Brian: Good question Nathan, but the answer is probably not. Unfortunately there’s no written record of their reaction. We have to think there were a few raised eyebrows and maybe a few rolled eyes. I’d love to have been a fly on the wall for those conversations.

Ed: But you know Nathan and Brian? I think we might get this idea a little bit of serious consideration.

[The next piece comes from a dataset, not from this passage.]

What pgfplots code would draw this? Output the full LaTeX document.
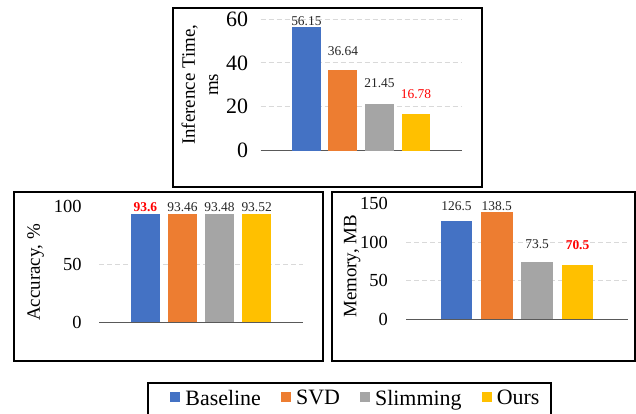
\documentclass[border=0pt]{standalone}
\usepackage{fontspec}
\setmainfont{Liberation Serif}
\usepackage{pgfplots}
\pgfplotsset{compat=1.18}

\definecolor{cBase}{HTML}{4472C4}
\definecolor{cSVD}{HTML}{ED7D31}
\definecolor{cSlim}{HTML}{A5A5A5}
\definecolor{cOurs}{HTML}{FFC000}
\definecolor{gridgray}{HTML}{D9D9D9}
\definecolor{axisgray}{HTML}{595959}
\definecolor{lblgray}{HTML}{262626}
\definecolor{hilite}{HTML}{FF0000}

\pgfplotsset{
  panel/.style={
    scale only axis,
    ybar, bar width=0.79, bar shift=0pt,
    xmin=-1.25, xmax=4.25, ymin=0,
    xtick=\empty,
    axis x line=bottom, axis y line=left,
    x axis line style={-, draw=axisgray, line width=1bp},
    y axis line style={draw=none},
    major tick length=0pt,
    ymajorgrids,
    grid style={dash pattern=on 5bp off 3bp, draw=gridgray, line width=0.9bp},
    /pgf/number format/assume math mode=true,
    yticklabel style={inner sep=0pt, anchor=east},
    ylabel style={anchor=center, font=\fontsize{19}{23.3}\selectfont},
    nodes near coords,
    every node near coord/.append style={font=\fontsize{13.5}{16}\selectfont, text=lblgray, anchor=base},
    clip=false,
  },
  lift/.style={every node near coord/.append style={yshift=#1}},
  redlbl/.style={every node near coord/.append style={text=hilite}},
  redbold/.style={every node near coord/.append style={text=hilite, font=\fontsize{13.5}{16}\selectfont\bfseries}},
}

\begin{document}
\begin{tikzpicture}
\useasboundingbox (0,0) rectangle (636bp,414bp);

% Inference time
\begin{axis}[panel, at={(260.7bp,263.3bp)}, anchor=south west,
  width=201bp, height=131.7bp, ymax=60, ytick={0,20,40,60},
  yticklabel style={xshift=-12.4bp, font=\fontsize{22}{24}\selectfont},
  ylabel={Inference Time,\\ms}, ylabel style={align=center, at={(axis description cs:-0.302,0.5)}}]
\addplot[fill=cBase, draw=none, lift=1.5bp] coordinates {(0,56.15)};
\addplot[fill=cSVD, draw=none, lift=14.6bp] coordinates {(1,36.64)};
\addplot[fill=cSlim, draw=none, lift=16.3bp] coordinates {(2,21.45)};
\addplot[fill=cOurs, draw=none, lift=14.9bp, redlbl] coordinates {(3,16.78)};
\end{axis}

% Accuracy
\begin{axis}[panel, at={(99bp,91.7bp)}, anchor=south west,
  width=204bp, height=115.6bp, ymax=100, ytick={0,50},
  extra y ticks={100}, extra y tick style={grid=none},
  yticklabel style={xshift=-17.3bp, font=\fontsize{18.5}{20}\selectfont},
  ylabel={Accuracy, \%}, ylabel style={at={(axis description cs:-0.311,0.431)}}]
\addplot[fill=cBase, draw=none, lift=3.0bp, redbold] coordinates {(0,93.6)};
\addplot[fill=cSVD, draw=none, lift=3.2bp] coordinates {(1,93.46)};
\addplot[fill=cSlim, draw=none, lift=3.2bp] coordinates {(2,93.48)};
\addplot[fill=cOurs, draw=none, lift=3.1bp] coordinates {(3,93.52)};
\end{axis}

% Memory
\begin{axis}[panel, at={(406bp,94.7bp)}, anchor=south west,
  width=222bp, height=116bp, ymax=150, ytick={0,50,100},
  extra y ticks={150}, extra y tick style={grid=none},
  yticklabel style={xshift=-18bp, font=\fontsize{18.5}{20}\selectfont},
  ylabel={Memory, MB}, ylabel style={at={(axis description cs:-0.242,0.457)}}]
\addplot[fill=cBase, draw=none, lift=10.8bp] coordinates {(0,126.5)};
\addplot[fill=cSVD, draw=none, lift=1.5bp] coordinates {(1,138.5)};
\addplot[fill=cSlim, draw=none, lift=14.2bp] coordinates {(2,73.5)};
\addplot[fill=cOurs, draw=none, lift=15.3bp, redbold] coordinates {(3,70.5)};
\end{axis}

% Shared legend (its frame runs past the lower page edge)
\begin{axis}[hide axis, scale only axis, width=10bp, height=10bp,
  xmin=0, xmax=1, ymin=0, ymax=1,
  at={(148.3bp,30.7bp)}, anchor=south west,
  legend columns=4,
  legend style={at={(0,0)}, anchor=north west, draw=none,
    inner xsep=12bp, inner ysep=6.5bp,
    font=\fontsize{22}{24}\selectfont,
    nodes={inner sep=0pt},
    /tikz/every odd column/.append style={column sep=5.2bp},
    /tikz/every even column/.append style={column sep=20bp}}]
\addlegendimage{legend image code/.code={\path[draw=none, fill=none] (-9.7bp,0bp) rectangle (0bp,1bp); \fill[cBase, draw=none] (0bp,-3.8bp) rectangle (10bp,6.2bp);}}
\addlegendentry{Baseline}
\addlegendimage{legend image code/.code={\fill[cSVD, draw=none] (0bp,-3.8bp) rectangle (10bp,6.2bp);}}
\addlegendentry{SVD}
\addlegendimage{legend image code/.code={\fill[cSlim, draw=none] (0bp,-3.8bp) rectangle (10bp,6.2bp);}}
\addlegendentry{Slimming}
\addlegendimage{legend image code/.code={\fill[cOurs, draw=none] (0bp,-3.8bp) rectangle (10bp,6.2bp);}}
\addlegendentry{Ours}
\end{axis}
\draw[line width=1.8bp] (148.3bp,30.7bp) rectangle (550.7bp,-20bp);

% Panel frames
\draw[line width=2bp] (172.7bp,405.7bp) rectangle (481.5bp,226.5bp);
\draw[line width=2bp] (14bp,221.5bp) rectangle (323.3bp,53.3bp);
\draw[line width=2bp] (332.3bp,221.5bp) rectangle (635bp,53.3bp);
\end{tikzpicture}
\end{document}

Brian: I’m, looking forward to this Ed.

Ed: Because lest we think this is completely outrageous. We don’t have to look so far to see political leaders embalmed and put on display. Think about the Tomb of Lenin? Where crowds queue up to view the preserved body of the Soviet leader. Or think about the preserved body of Ho Chi Minh or [inaudible 00:06:19].
But the real figure we should look to is a philosopher, Jeremy Bentham; the English utilitarian philosopher who had his own body preserved. Now he still gets wheeled out for committee meetings at University College London. And as a former university president who has sat on lots of committee meetings, let me tell you he is a sucker for posthumous punishment.

Brian: So Jeremy Bentham actually went so far as to have himself preserved. I think he was bidding for a certain amount of immortality, and succeeded in getting such. He had his body wrapped in clothing of his own choice, and his body is still wheeled out periodically for meetings and so on at the University where he resides in London.

Ed: All this raises a really interesting question in my mind I got to admit. Now I think we all instinctively feel that there’s something a little bit wrong with stuffing people. But is there really an ethical difference between stuffing a founding father and stuffing a silver back gorilla.

Brian: Technically it’s quite the same, the only difference is that with these figures as Peale had hoped, that they would give their own permission to have it happen. With a silver back gorilla, they really don’t have much choice, they’ve been killed for the purpose. Sad as that may be, they do serve some educational purpose I suppose in the long run.
Robert McCracken Peck, and for the record we ask him if he would like to be stuffed after his death, and he said no.